### GOAL:
Without the pictures, return all of the material exactly as written.

### DATA:

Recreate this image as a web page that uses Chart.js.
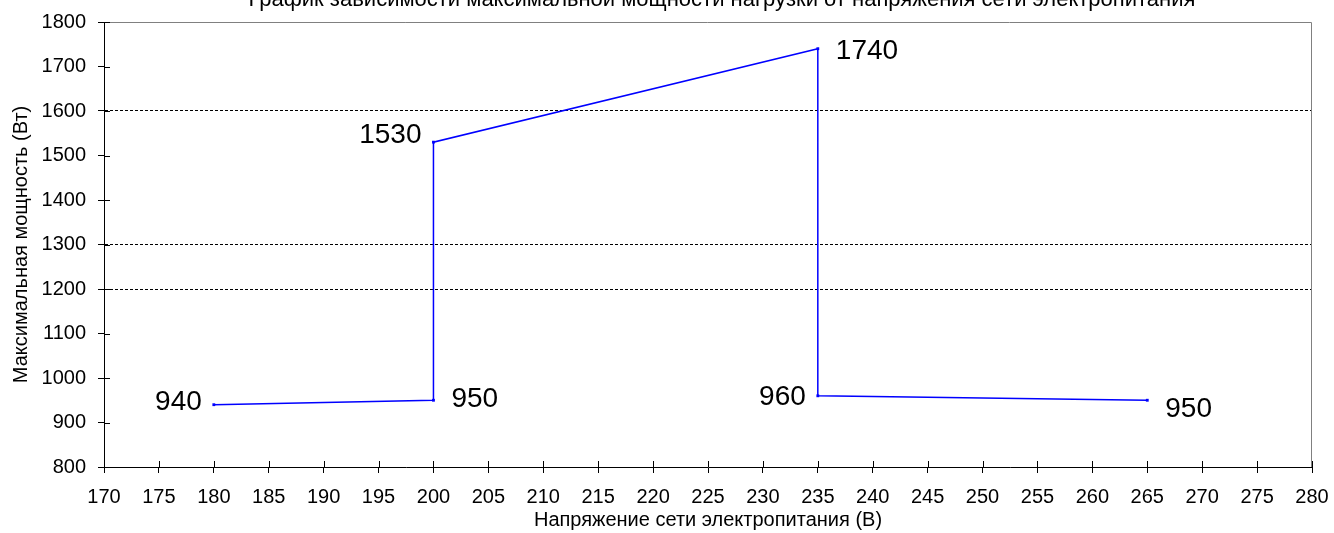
<!DOCTYPE html>
<html>
<head>
<meta charset="utf-8">
<script src="https://cdn.jsdelivr.net/npm/chart.js@4.4.0/dist/chart.umd.min.js"></script>
<style>
  html, body { margin: 0; padding: 0; background: #fff; }
  #wrap { width: 1334px; height: 533px; }
</style>
</head>
<body>
<div id="wrap"><canvas id="chart" width="1334" height="533"></canvas></div>
<script>
const voltage = [180, 200, 200, 235, 235, 265];
const power = [940, 950, 1530, 1740, 960, 950];
const labelSide = ['left', 'right', 'left', 'right', 'left', 'right'];
const labelNudge = [-2, -1, -7, 3, 1, 9];
const xTicks = { min: 170, max: 280, step: 5 };
const yTicks = { min: 800, max: 1800, step: 100 };
const gridAt = [1200, 1300, 1600];

const titleText = 'График зависимости максимальной мощности нагрузки от напряжения сети электропитания';
const xTitle = 'Напряжение сети электропитания (В)';
const yTitle = 'Максимальная мощность (Вт)';

const font = 'Liberation Sans, Arial, sans-serif';

// заголовок, рамка и внутренние половинки делений
const extras = {
  id: 'extras',
  afterDraw(chart) {
    const c = chart.ctx;
    const a = chart.chartArea;
    c.save();
    c.strokeStyle = '#808080';
    c.lineWidth = 1;
    c.beginPath();
    c.moveTo(a.left, a.top + 0.5);
    c.lineTo(a.right - 0.5, a.top + 0.5);
    c.lineTo(a.right - 0.5, a.bottom);
    c.stroke();

    c.strokeStyle = '#000';
    c.beginPath();
    chart.scales.y.ticks.forEach(t => {
      const y = Math.round(chart.scales.y.getPixelForValue(t.value)) + 0.5;
      c.moveTo(a.left, y);
      c.lineTo(a.left + 6, y);
    });
    chart.scales.x.ticks.forEach(t => {
      const x = Math.round(chart.scales.x.getPixelForValue(t.value)) + 0.5;
      c.moveTo(x, a.bottom);
      c.lineTo(x, a.bottom - 6);
    });
    c.stroke();

    c.fillStyle = '#000';
    c.font = '22px ' + font;
    c.textAlign = 'center';
    c.textBaseline = 'alphabetic';
    c.fillText(titleText, 722, 6);

    // подписи значений
    const meta = chart.getDatasetMeta(0);
    c.font = '28px ' + font;
    c.textBaseline = 'middle';
    meta.data.forEach((pt, i) => {
      const left = labelSide[i] === 'left';
      c.textAlign = left ? 'right' : 'left';
      c.fillText(String(power[i]), pt.x + (left ? -12 : 18), pt.y + labelNudge[i]);
    });
    c.restore();
  }
};

new Chart(document.getElementById('chart'), {
  type: 'scatter',
  data: {
    datasets: [{
      data: voltage.map((v, i) => ({ x: v, y: power[i] })),
      showLine: true,
      borderColor: '#0000ff',
      backgroundColor: '#0000ff',
      borderWidth: 1.5,
      pointStyle: 'rect',
      pointRadius: 2,
      pointBorderWidth: 0,
      tension: 0
    }]
  },
  options: {
    responsive: false,
    animation: false,
    layout: { padding: { top: 22, right: 22, left: 0, bottom: 0 } },
    plugins: { legend: { display: false }, tooltip: { enabled: false }, title: { display: false } },
    scales: {
      x: {
        type: 'linear',
        min: xTicks.min,
        max: xTicks.max,
        afterFit: s => { s.height = 66; s.paddingRight = 0; s.paddingLeft = 0; },
        ticks: { stepSize: xTicks.step, color: '#000', font: { family: font, size: 20 }, padding: 12, maxRotation: 0, autoSkip: false, callback: v => String(v) },
        grid: { display: true, drawOnChartArea: false, tickLength: 6, tickColor: '#000', tickWidth: 1 },
        border: { color: '#000', width: 1 },
        title: { display: true, text: xTitle, color: '#000', font: { family: font, size: 20 }, padding: { top: 0, bottom: 1 } }
      },
      y: {
        min: yTicks.min,
        max: yTicks.max,
        afterFit: s => { s.width = 104; s.paddingTop = 0; s.paddingBottom = 0; },
        ticks: { stepSize: yTicks.step, color: '#000', font: { family: font, size: 20 }, padding: 12, callback: v => String(v) },
        grid: {
          color: ctx => gridAt.includes(ctx.tick && ctx.tick.value) ? '#000' : 'rgba(0,0,0,0)',
          lineWidth: 1,
          tickLength: 6,
          tickColor: '#000',
          tickBorderDash: []
        },
        border: { color: '#000', width: 1, dash: [3, 2] },
        title: { display: true, text: yTitle, color: '#000', font: { family: font, size: 20 }, padding: { top: 9, bottom: 0 } }
      }
    }
  },
  plugins: [extras]
});
</script>
</body>
</html>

### OUTPUT OF THE TASK:
Recreate this image as a web page that uses Chart.js.
<!DOCTYPE html>
<html>
<head>
<meta charset="utf-8">
<script src="https://cdn.jsdelivr.net/npm/chart.js@4.4.0/dist/chart.umd.min.js"></script>
<style>
  html, body { margin: 0; padding: 0; background: #fff; }
  #wrap { width: 1334px; height: 533px; }
</style>
</head>
<body>
<div id="wrap"><canvas id="chart" width="1334" height="533"></canvas></div>
<script>
const voltage = [180, 200, 200, 235, 235, 265];
const power = [940, 950, 1530, 1740, 960, 950];
const labelSide = ['left', 'right', 'left', 'right', 'left', 'right'];
const labelNudge = [-2, -1, -7, 3, 1, 9];
const xTicks = { min: 170, max: 280, step: 5 };
const yTicks = { min: 800, max: 1800, step: 100 };
const gridAt = [1200, 1300, 1600];

const titleText = 'График зависимости максимальной мощности нагрузки от напряжения сети электропитания';
const xTitle = 'Напряжение сети электропитания (В)';
const yTitle = 'Максимальная мощность (Вт)';

const font = 'Liberation Sans, Arial, sans-serif';

// заголовок, рамка и внутренние половинки делений
const extras = {
  id: 'extras',
  afterDraw(chart) {
    const c = chart.ctx;
    const a = chart.chartArea;
    c.save();
    c.strokeStyle = '#808080';
    c.lineWidth = 1;
    c.beginPath();
    c.moveTo(a.left, a.top + 0.5);
    c.lineTo(a.right - 0.5, a.top + 0.5);
    c.lineTo(a.right - 0.5, a.bottom);
    c.stroke();

    c.strokeStyle = '#000';
    c.beginPath();
    chart.scales.y.ticks.forEach(t => {
      const y = Math.round(chart.scales.y.getPixelForValue(t.value)) + 0.5;
      c.moveTo(a.left, y);
      c.lineTo(a.left + 6, y);
    });
    chart.scales.x.ticks.forEach(t => {
      const x = Math.round(chart.scales.x.getPixelForValue(t.value)) + 0.5;
      c.moveTo(x, a.bottom);
      c.lineTo(x, a.bottom - 6);
    });
    c.stroke();

    c.fillStyle = '#000';
    c.font = '22px ' + font;
    c.textAlign = 'center';
    c.textBaseline = 'alphabetic';
    c.fillText(titleText, 722, 6);

    // подписи значений
    const meta = chart.getDatasetMeta(0);
    c.font = '28px ' + font;
    c.textBaseline = 'middle';
    meta.data.forEach((pt, i) => {
      const left = labelSide[i] === 'left';
      c.textAlign = left ? 'right' : 'left';
      c.fillText(String(power[i]), pt.x + (left ? -12 : 18), pt.y + labelNudge[i]);
    });
    c.restore();
  }
};

new Chart(document.getElementById('chart'), {
  type: 'scatter',
  data: {
    datasets: [{
      data: voltage.map((v, i) => ({ x: v, y: power[i] })),
      showLine: true,
      borderColor: '#0000ff',
      backgroundColor: '#0000ff',
      borderWidth: 1.5,
      pointStyle: 'rect',
      pointRadius: 2,
      pointBorderWidth: 0,
      tension: 0
    }]
  },
  options: {
    responsive: false,
    animation: false,
    layout: { padding: { top: 22, right: 22, left: 0, bottom: 0 } },
    plugins: { legend: { display: false }, tooltip: { enabled: false }, title: { display: false } },
    scales: {
      x: {
        type: 'linear',
        min: xTicks.min,
        max: xTicks.max,
        afterFit: s => { s.height = 66; s.paddingRight = 0; s.paddingLeft = 0; },
        ticks: { stepSize: xTicks.step, color: '#000', font: { family: font, size: 20 }, padding: 12, maxRotation: 0, autoSkip: false, callback: v => String(v) },
        grid: { display: true, drawOnChartArea: false, tickLength: 6, tickColor: '#000', tickWidth: 1 },
        border: { color: '#000', width: 1 },
        title: { display: true, text: xTitle, color: '#000', font: { family: font, size: 20 }, padding: { top: 0, bottom: 1 } }
      },
      y: {
        min: yTicks.min,
        max: yTicks.max,
        afterFit: s => { s.width = 104; s.paddingTop = 0; s.paddingBottom = 0; },
        ticks: { stepSize: yTicks.step, color: '#000', font: { family: font, size: 20 }, padding: 12, callback: v => String(v) },
        grid: {
          color: ctx => gridAt.includes(ctx.tick && ctx.tick.value) ? '#000' : 'rgba(0,0,0,0)',
          lineWidth: 1,
          tickLength: 6,
          tickColor: '#000',
          tickBorderDash: []
        },
        border: { color: '#000', width: 1, dash: [3, 2] },
        title: { display: true, text: yTitle, color: '#000', font: { family: font, size: 20 }, padding: { top: 9, bottom: 0 } }
      }
    }
  },
  plugins: [extras]
});
</script>
</body>
</html>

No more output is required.